What's the cost these days on common platforms of following a function pointer vs an if/then/else check? I'm wondering if it might be just as fast to put the default iflib queue selection into a a default function for isc_txq_select()

sys/net/iflib.c
4113

I hope someone else can answer your question. I considered using just a function pointer, but my gut feeling was that an if-else statement was probably faster and less disruptive.

I wish someone would benchmark the difference, but I'd also believe the performance difference is small enough that people wouldn't notice the difference between the two approaches. I don't really know how to approach a benchmark for that either -- something like netmap's pkt-gen, but one that goes through this function? (Does it do that already? I didn't think it did)

gallatin added inline comments.
sys/net/iflib.c
4113

@olivier still has his benchmarking setup, and has volunteered to test this. If there is a measurable regression, do you mind implementing the alternate patch based on just function pointers for him to test as well?

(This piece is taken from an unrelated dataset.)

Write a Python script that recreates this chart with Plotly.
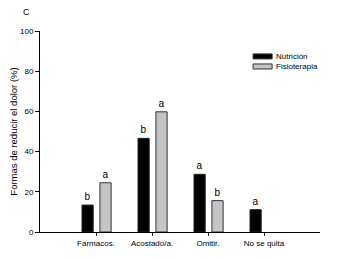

Everyone here (at work) is mostly going to be on vacation for the next couple weeks, so we probably won't do much with this patch until people (and me) come back.

sys/net/iflib.c
4113

Nope, I don't mind.

We're back, and I think I want to get this committed soon because we're about ready to start adding reviews for the ice(4) update that uses this, as well as upstreaming the FreeBSD RDMA driver. Maybe I'll have to worry about the DSCP changes after this patch.

If no one has any objections, then I'll update this patch with a new FreeBSD version number, upload that here, and commit it. Then, I can submit a follow-on ice(4) update that uses it.

Rebase on latest main; change version number to latest

This revision now requires review to proceed.Jan 25 2022, 1:43 AM
This revision was not accepted when it landed; it landed in state Needs Review.Jan 25 2022, 2:25 AM
This revision was automatically updated to reflect the committed changes.